(WHAT THE TASK ASKS) Transcribe every line from the top down to the line with "import plotly.graph_objects as go", both ends included, but not the pictures.
** begin SOURCE EXCERPT **
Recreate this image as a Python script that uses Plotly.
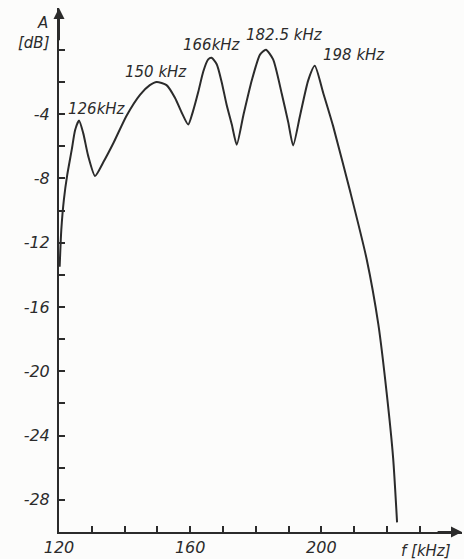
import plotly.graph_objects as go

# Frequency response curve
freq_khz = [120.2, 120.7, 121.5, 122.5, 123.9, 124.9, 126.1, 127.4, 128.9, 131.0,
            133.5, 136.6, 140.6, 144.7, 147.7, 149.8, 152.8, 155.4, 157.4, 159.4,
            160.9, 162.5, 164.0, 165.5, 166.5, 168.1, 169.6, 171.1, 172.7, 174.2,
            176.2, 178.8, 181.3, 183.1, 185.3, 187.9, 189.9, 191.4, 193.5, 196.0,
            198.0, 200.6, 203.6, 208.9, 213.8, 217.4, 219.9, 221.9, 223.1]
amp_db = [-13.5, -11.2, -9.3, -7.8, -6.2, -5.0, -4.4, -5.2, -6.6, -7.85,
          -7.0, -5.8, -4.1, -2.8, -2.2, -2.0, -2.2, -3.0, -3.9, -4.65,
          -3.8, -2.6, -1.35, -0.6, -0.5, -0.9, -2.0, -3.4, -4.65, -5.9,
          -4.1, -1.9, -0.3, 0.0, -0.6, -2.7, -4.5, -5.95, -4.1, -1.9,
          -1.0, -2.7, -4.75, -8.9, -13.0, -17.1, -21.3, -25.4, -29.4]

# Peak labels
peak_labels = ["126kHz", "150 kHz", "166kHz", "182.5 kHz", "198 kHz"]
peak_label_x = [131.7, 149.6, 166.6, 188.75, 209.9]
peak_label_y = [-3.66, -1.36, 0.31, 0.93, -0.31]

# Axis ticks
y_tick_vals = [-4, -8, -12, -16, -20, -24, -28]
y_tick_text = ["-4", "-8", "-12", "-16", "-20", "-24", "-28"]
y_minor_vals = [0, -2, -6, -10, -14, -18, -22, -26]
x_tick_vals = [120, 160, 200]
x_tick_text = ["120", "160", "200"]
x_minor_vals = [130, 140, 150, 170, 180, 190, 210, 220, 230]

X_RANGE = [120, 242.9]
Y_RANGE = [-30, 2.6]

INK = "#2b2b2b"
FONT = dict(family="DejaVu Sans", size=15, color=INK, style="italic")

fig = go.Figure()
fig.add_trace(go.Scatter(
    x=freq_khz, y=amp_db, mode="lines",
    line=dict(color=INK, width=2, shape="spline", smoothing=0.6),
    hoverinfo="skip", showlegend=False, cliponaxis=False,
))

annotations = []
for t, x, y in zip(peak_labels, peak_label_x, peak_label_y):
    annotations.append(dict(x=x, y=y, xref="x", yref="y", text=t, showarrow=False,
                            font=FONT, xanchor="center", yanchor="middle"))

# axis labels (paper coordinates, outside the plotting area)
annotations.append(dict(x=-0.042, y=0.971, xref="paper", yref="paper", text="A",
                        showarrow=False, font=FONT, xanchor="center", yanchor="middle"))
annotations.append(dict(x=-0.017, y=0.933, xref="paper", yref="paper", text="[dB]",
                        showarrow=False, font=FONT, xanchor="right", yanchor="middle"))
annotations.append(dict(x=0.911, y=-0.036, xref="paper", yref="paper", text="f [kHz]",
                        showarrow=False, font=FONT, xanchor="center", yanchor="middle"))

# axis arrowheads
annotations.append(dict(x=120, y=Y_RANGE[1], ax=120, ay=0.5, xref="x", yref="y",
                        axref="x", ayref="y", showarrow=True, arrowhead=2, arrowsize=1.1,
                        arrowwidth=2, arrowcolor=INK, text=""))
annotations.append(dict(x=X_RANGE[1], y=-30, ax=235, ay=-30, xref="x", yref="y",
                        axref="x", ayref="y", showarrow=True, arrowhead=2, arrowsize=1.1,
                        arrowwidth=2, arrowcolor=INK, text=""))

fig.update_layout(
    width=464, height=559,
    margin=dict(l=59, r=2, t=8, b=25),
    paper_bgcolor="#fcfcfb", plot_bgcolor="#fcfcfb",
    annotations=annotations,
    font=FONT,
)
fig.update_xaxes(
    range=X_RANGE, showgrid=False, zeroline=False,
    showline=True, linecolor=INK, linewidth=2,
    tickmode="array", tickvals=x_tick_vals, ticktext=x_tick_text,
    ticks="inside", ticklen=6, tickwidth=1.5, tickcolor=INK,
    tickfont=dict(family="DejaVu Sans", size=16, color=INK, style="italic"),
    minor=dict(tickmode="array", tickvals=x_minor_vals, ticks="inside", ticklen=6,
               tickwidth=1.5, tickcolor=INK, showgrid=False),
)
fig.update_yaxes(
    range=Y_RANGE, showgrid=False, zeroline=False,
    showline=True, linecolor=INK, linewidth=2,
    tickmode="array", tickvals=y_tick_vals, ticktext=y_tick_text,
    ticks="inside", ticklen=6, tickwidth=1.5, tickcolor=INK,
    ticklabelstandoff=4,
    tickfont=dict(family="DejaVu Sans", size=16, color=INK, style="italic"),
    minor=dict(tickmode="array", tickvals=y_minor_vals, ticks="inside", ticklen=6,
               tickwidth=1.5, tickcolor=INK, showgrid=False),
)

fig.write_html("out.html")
** end SOURCE EXCERPT **
(SOLUTION TO THIS TASK)
Recreate this image as a Python script that uses Plotly.
import plotly.graph_objects as go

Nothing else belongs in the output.